Transfer Learning for Loan Recovery Prediction under Distribution Shifts with Heterogeneous Feature Spaces

This paper introduces FT-MDN-Transformer, a novel mixture-density tabular Transformer architecture that leverages transfer learning to improve loan recovery rate forecasting in data-scarce target domains with heterogeneous feature spaces, demonstrating superior performance over baselines under covariate and conditional distribution shifts while providing valuable probabilistic portfolio-level insights.

Christopher Gerling, Hanqiu Peng, Ying Chen, Stefan Lessmann

Published 2026-04-06
📖 5 min read🧠 Deep dive

Imagine you are a bank manager trying to predict how much money you will get back if a borrower defaults (stops paying). This is called the Recovery Rate.

Usually, you'd look at your own bank's history to make this prediction. But here's the problem: You don't have enough data. Defaults are rare events. It's like trying to learn how to fly a plane by watching only two crash videos. You need more examples to learn the rules.
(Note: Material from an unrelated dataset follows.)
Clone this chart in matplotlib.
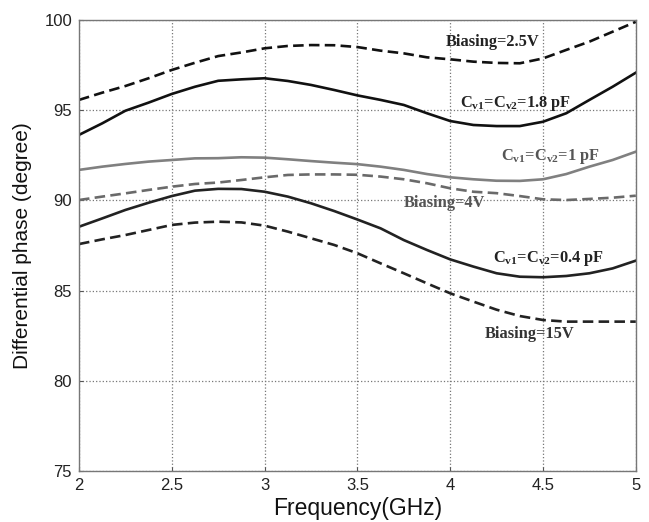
"""
Differential phase versus frequency for several varactor settings
"""

import matplotlib.pyplot as plt

freq = [2.0, 2.125, 2.25, 2.375, 2.5, 2.625, 2.75, 2.875, 3.0, 3.125, 3.25,
        3.375, 3.5, 3.625, 3.75, 3.875, 4.0, 4.125, 4.25, 4.375, 4.5, 4.625,
        4.75, 4.875, 5.0]

bias_2v5 = [95.57, 95.97, 96.34, 96.77, 97.23, 97.63, 98.0, 98.2, 98.43,
            98.56, 98.61, 98.6, 98.5, 98.3, 98.15, 97.93, 97.82, 97.69,
            97.62, 97.6, 97.87, 98.34, 98.8, 99.35, 99.9]
cv_1p8 = [93.63, 94.27, 94.97, 95.42, 95.9, 96.3, 96.63, 96.71, 96.77,
          96.62, 96.4, 96.12, 95.82, 95.57, 95.29, 94.83, 94.4, 94.18,
          94.12, 94.12, 94.36, 94.83, 95.57, 96.3, 97.08]
cv_1p0 = [91.69, 91.87, 92.02, 92.15, 92.24, 92.33, 92.34, 92.39, 92.37,
          92.28, 92.18, 92.09, 92.01, 91.87, 91.69, 91.46, 91.28, 91.17,
          91.09, 91.08, 91.17, 91.46, 91.87, 92.24, 92.7]
bias_4v = [90.02, 90.21, 90.39, 90.58, 90.76, 90.91, 90.99, 91.13, 91.28,
           91.41, 91.44, 91.44, 91.42, 91.32, 91.17, 90.95, 90.67, 90.48,
           90.4, 90.24, 90.06, 90.02, 90.08, 90.15, 90.26]
cv_0p4 = [88.54, 89.0, 89.47, 89.87, 90.24, 90.54, 90.64, 90.63, 90.48,
          90.21, 89.84, 89.41, 88.94, 88.45, 87.8, 87.25, 86.73, 86.33,
          85.96, 85.77, 85.74, 85.81, 85.96, 86.23, 86.66]
bias_15v = [87.58, 87.84, 88.08, 88.36, 88.64, 88.77, 88.82, 88.78, 88.6,
            88.27, 87.9, 87.53, 87.07, 86.51, 85.96, 85.4, 84.85, 84.39,
            83.94, 83.59, 83.37, 83.28, 83.28, 83.28, 83.28]

xticks = [2, 2.5, 3, 3.5, 4, 4.5, 5]
xticklabels = ['2', '2.5', '3', '3.5', '4', '4.5', '5']
yticks = [75, 80, 85, 90, 95, 100]

plt.rcParams['font.family'] = ['Liberation Sans', 'DejaVu Sans']
plt.rcParams['mathtext.fontset'] = 'custom'
plt.rcParams['mathtext.rm'] = 'Liberation Serif:bold'
plt.rcParams['mathtext.it'] = 'Liberation Serif:bold'

fig = plt.figure(figsize=(6.49, 5.22), dpi=100)
ax = fig.add_axes([0.1217, 0.0977, 0.858, 0.864])

dash = (0, (4, 2))
lw = 1.9
ax.plot(freq, bias_2v5, color='#111111', lw=lw, linestyle=dash)
ax.plot(freq, cv_1p8, color='#111111', lw=lw)
ax.plot(freq, cv_1p0, color='#808080', lw=lw)
ax.plot(freq, bias_4v, color='#6a6a6a', lw=lw, linestyle=dash)
ax.plot(freq, cv_0p4, color='#222222', lw=lw)
ax.plot(freq, bias_15v, color='#222222', lw=lw, linestyle=dash)

# curve labels
lab = dict(family='Liberation Serif', fontweight='bold', fontsize=11.8,
           ha='center', va='center')
ax.text(4.23, 98.8, 'Biasing=2.5V', color='#222222', **lab)
ax.text(4.35, 95.35, r'C$_{\rm v1}$=C$_{\rm v2}$=1.8 pF', color='#222222', **lab)
ax.text(4.54, 92.45, r'C$_{\rm v1}$=C$_{\rm v2}$=1 pF', color='#555555', **lab)
ax.text(3.97, 89.85, 'Biasing=4V', color='#555555', **lab)
ax.text(4.53, 86.8, r'C$_{\rm v1}$=C$_{\rm v2}$=0.4 pF', color='#222222', **lab)
ax.text(4.43, 82.6, 'Biasing=15V', color='#333333', **lab)

ax.set_xlim(2, 5)
ax.set_ylim(75, 100)
ax.set_xticks(xticks)
ax.set_xticklabels(xticklabels)
ax.set_yticks(yticks)
ax.grid(True, linestyle=':', color='#777777', lw=0.9)
ax.tick_params(direction='in', length=3, labelsize=12, colors='#555555',
               labelcolor='#222222', pad=5)
for sp in ax.spines.values():
    sp.set_color('#777777')
    sp.set_linewidth(1.0)

ax.set_xlabel('Frequency(GHz)', fontsize=16.5, color='#111111', labelpad=3)
ax.set_ylabel('Differential phase (degree)', fontsize=15, color='#111111',
              labelpad=9)

fig.savefig('out.png', dpi=100)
So, you decide to borrow knowledge from a bigger, richer bank (the "Source") that has thousands of default stories. This is called Transfer Learning.

However, there's a catch:

  1. The Data is Different: The big bank tracks 100 different details about loans (like collateral type, industry, etc.), while your bank only tracks 30. Some details your bank has, the big bank doesn't.
  2. The Rules Might Have Changed: The big bank deals mostly with secured loans (backed by houses), while you deal with unsecured bonds. The "rules" of how much money is recovered might be different.

This paper introduces a new AI tool called FT–MDN–Transformer to solve these exact problems. Here is how it works, explained simply:

1. The "Universal Translator" (Handling Different Features)

Imagine the big bank writes its stories in English, and your bank writes in French. Most AI models can't read both; they need the exact same words.

This new model acts like a Universal Translator.

  • It treats every piece of information (like "loan amount" or "industry") as a separate "token" (a word).
  • If the big bank mentions "Collateral Type A" but you don't have that category, the model just puts a "mask" over it and ignores it, rather than crashing.
  • If you have a new category the big bank never saw, the model learns it on the fly while keeping the knowledge it already has.
  • The Analogy: It's like a chef who learned to cook with a specific set of spices in a big kitchen. When they move to a small kitchen with a different spice rack, they don't throw away their skills. They use what they have, ignore the missing spices, and learn the new ones without forgetting the old ones.

2. The "Weather Forecaster" (Predicting Distributions, Not Just Numbers)

Most AI models try to give you a single number: "You will recover 60% of the money." This is like a weather app saying, "It will be 72°F."

But in reality, recovery rates are chaotic. Sometimes you get 0%, sometimes 100%, and rarely 50%. The distribution is "bimodal" (two peaks).

  • This new model doesn't just guess a number. It acts like a Weather Forecaster.
  • Instead of saying "It will be 72°F," it says: "There is a 40% chance it will be freezing (0% recovery), a 40% chance it will be hot (100% recovery), and a 20% chance it will be mild."
  • Why this matters: For a bank, knowing the risk of a total loss (the freezing scenario) is more important than knowing the average temperature. This model gives you the full picture of the risk, not just a single, potentially misleading average.

3. The "Student and Mentor" (How the Learning Works)

The model uses a two-step training process:

  1. Pre-training (The Mentor): The model studies the massive dataset from the big bank first. It learns general patterns about how loans work.
  2. Fine-tuning (The Student): The model then moves to your small bank. It takes what it learned from the big bank and "fine-tunes" it using your limited data.

The Results:

  • When data is scarce: This method is a lifesaver. It learns much faster and more accurately than trying to learn from scratch with your tiny dataset.
  • When the "Rules" change slightly: It handles it well. If the big bank's data is slightly different (e.g., different interest rates), the model adapts.
  • When the "Rules" change completely: If the big bank's recovery patterns are totally different from yours (e.g., they deal with houses, you deal with bonds), the model struggles. You can't teach a fish to fly just because it knows how to swim. The paper calls this a "Label Shift," and it's the hardest challenge.

The Big Takeaway

This paper proves that you can use AI to learn from other banks' data even if your data looks different, as long as you use the right tools.

  • Old way: "We can't use that data because our columns don't match."
  • New way (FT–MDN–Transformer): "We can use that data! We'll ignore the columns we don't have, learn the new ones, and give you a full risk profile instead of just a guess."

It's a powerful step forward for banks that are small or specialized, allowing them to leverage the collective wisdom of the entire financial world to manage risk better.